Start of RECORDS FOR THIS EXERCISE
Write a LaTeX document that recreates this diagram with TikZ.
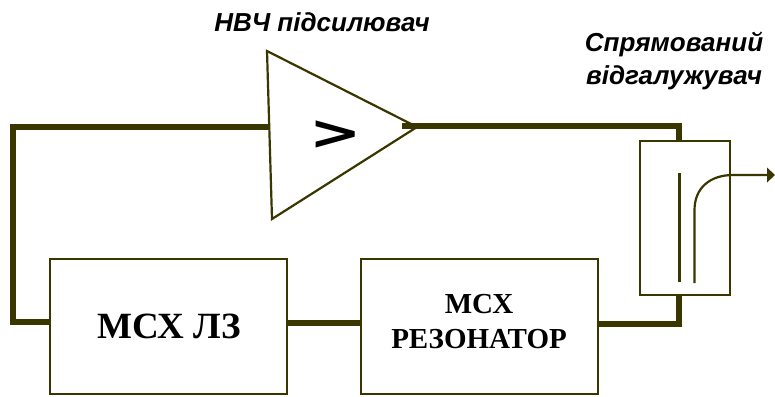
\documentclass[tikz,border=0pt]{standalone}
\usepackage{fontspec}
\setmainfont{Liberation Serif}
\setsansfont{Liberation Sans}
\newfontfamily\gtfont{DejaVu Sans}
\definecolor{ol}{HTML}{3A3600}
\tikzset{
 wire/.style={draw=ol,line width=6pt},
 thinline/.style={draw=ol,line width=2.2pt},
 blockbox/.style={draw=ol,line width=2.6pt,fill=white,inner sep=0pt},
 lab/.style={font=\sffamily\bfseries\itshape\fontsize{26}{32}\selectfont,inner sep=0pt,anchor=base},
 sertext/.style={font=\rmfamily\bfseries,inner sep=0pt,anchor=base}
}
\begin{document}
\begin{tikzpicture}[x=1pt,y=-1pt]
\useasboundingbox (0,0) rectangle (775,396);
\node[blockbox,minimum width=237pt,minimum height=135pt] (lz) at (168.5,326.5) {};
\node[blockbox,minimum width=237pt,minimum height=135pt] (res) at (479.5,326.5) {};
\node[blockbox,minimum width=90pt,minimum height=154pt] (dc) at (685,218) {};
\node[sertext,font=\rmfamily\bfseries\fontsize{37}{37}\selectfont] (lzt) at (169,338) {МСХ ЛЗ};
\node[sertext,font=\rmfamily\bfseries\fontsize{29}{29}\selectfont] (rt1) at (479,313) {МСХ};
\node[sertext,font=\rmfamily\bfseries\fontsize{29}{29}\selectfont] (rt2) at (479,348) {РЕЗОНАТОР};
\coordinate (t1) at (267,51);
\coordinate (t2) at (272,219);
\coordinate (t3) at (417,127);
\coordinate (ampin) at (268,127);
\coordinate (ampout) at (402,126);
\coordinate (cl) at (13,127);
\coordinate (cb) at (13,322);
\coordinate (ctop) at (679,126);
\coordinate (cbot) at (679,324);
\coordinate (tip) at (775,175);
\draw[thinline,fill=white,line join=miter] (t1) -- (t2) -- (t3) -- cycle;
\draw[wire,line join=miter] (ampin) -- (cl) -- (cb) -- (cb -| lz.west);
\draw[wire,line join=miter] (ampout) -- (ctop) -- (ctop |- dc.north);
\draw[wire,line join=miter] (dc.south -| cbot) -- (cbot) -- (res.east |- cbot);
\draw[wire] (lz.east |- 0,323) -- (res.west |- 0,323);
\draw[thinline] (679.5,173) -- (679.5,282);
\draw[thinline] (694.5,283) -- (694.5,210) .. controls (694.5,188) and (710,175) .. (733,175) -- (768,175);
\fill[ol] (tip) -- (767,167.5) -- (767,182.5) -- cycle;
\node[font=\gtfont\bfseries\fontsize{48}{48}\selectfont,inner sep=0pt,xscale=1.3] (gt) at (336,135) {>};
\node[lab] (l1) at (322,32) {НВЧ підсилювач};
\node[lab] (l2) at (674,52) {Спрямований};
\node[lab] (l3) at (674,84) {відгалужувач};
\end{tikzpicture}
\end{document}
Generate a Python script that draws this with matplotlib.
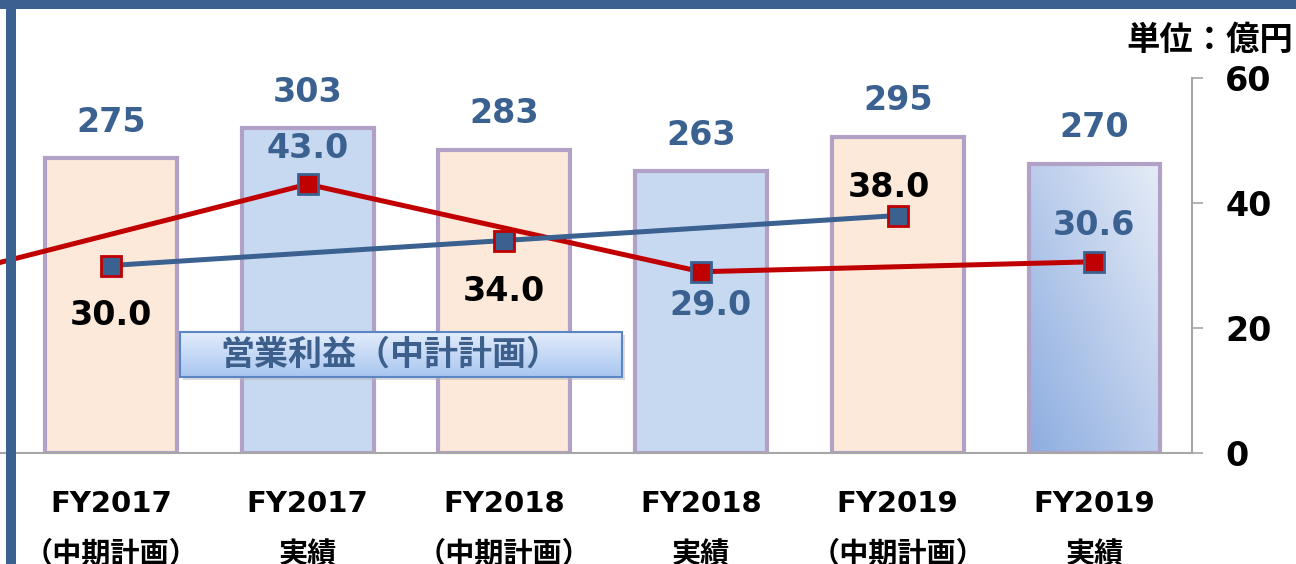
End of RECORDS FOR THIS EXERCISE
Output the records above exactly as they are, leaving out the pictures.

Write a LaTeX document that recreates this diagram with TikZ.
\documentclass[tikz,border=0pt]{standalone}
\usepackage{fontspec}
\setmainfont{Liberation Serif}
\setsansfont{Liberation Sans}
\newfontfamily\gtfont{DejaVu Sans}
\definecolor{ol}{HTML}{3A3600}
\tikzset{
 wire/.style={draw=ol,line width=6pt},
 thinline/.style={draw=ol,line width=2.2pt},
 blockbox/.style={draw=ol,line width=2.6pt,fill=white,inner sep=0pt},
 lab/.style={font=\sffamily\bfseries\itshape\fontsize{26}{32}\selectfont,inner sep=0pt,anchor=base},
 sertext/.style={font=\rmfamily\bfseries,inner sep=0pt,anchor=base}
}
\begin{document}
\begin{tikzpicture}[x=1pt,y=-1pt]
\useasboundingbox (0,0) rectangle (775,396);
\node[blockbox,minimum width=237pt,minimum height=135pt] (lz) at (168.5,326.5) {};
\node[blockbox,minimum width=237pt,minimum height=135pt] (res) at (479.5,326.5) {};
\node[blockbox,minimum width=90pt,minimum height=154pt] (dc) at (685,218) {};
\node[sertext,font=\rmfamily\bfseries\fontsize{37}{37}\selectfont] (lzt) at (169,338) {МСХ ЛЗ};
\node[sertext,font=\rmfamily\bfseries\fontsize{29}{29}\selectfont] (rt1) at (479,313) {МСХ};
\node[sertext,font=\rmfamily\bfseries\fontsize{29}{29}\selectfont] (rt2) at (479,348) {РЕЗОНАТОР};
\coordinate (t1) at (267,51);
\coordinate (t2) at (272,219);
\coordinate (t3) at (417,127);
\coordinate (ampin) at (268,127);
\coordinate (ampout) at (402,126);
\coordinate (cl) at (13,127);
\coordinate (cb) at (13,322);
\coordinate (ctop) at (679,126);
\coordinate (cbot) at (679,324);
\coordinate (tip) at (775,175);
\draw[thinline,fill=white,line join=miter] (t1) -- (t2) -- (t3) -- cycle;
\draw[wire,line join=miter] (ampin) -- (cl) -- (cb) -- (cb -| lz.west);
\draw[wire,line join=miter] (ampout) -- (ctop) -- (ctop |- dc.north);
\draw[wire,line join=miter] (dc.south -| cbot) -- (cbot) -- (res.east |- cbot);
\draw[wire] (lz.east |- 0,323) -- (res.west |- 0,323);
\draw[thinline] (679.5,173) -- (679.5,282);
\draw[thinline] (694.5,283) -- (694.5,210) .. controls (694.5,188) and (710,175) .. (733,175) -- (768,175);
\fill[ol] (tip) -- (767,167.5) -- (767,182.5) -- cycle;
\node[font=\gtfont\bfseries\fontsize{48}{48}\selectfont,inner sep=0pt,xscale=1.3] (gt) at (336,135) {>};
\node[lab] (l1) at (322,32) {НВЧ підсилювач};
\node[lab] (l2) at (674,52) {Спрямований};
\node[lab] (l3) at (674,84) {відгалужувач};
\end{tikzpicture}
\end{document}
Generate a Python script that draws this with matplotlib.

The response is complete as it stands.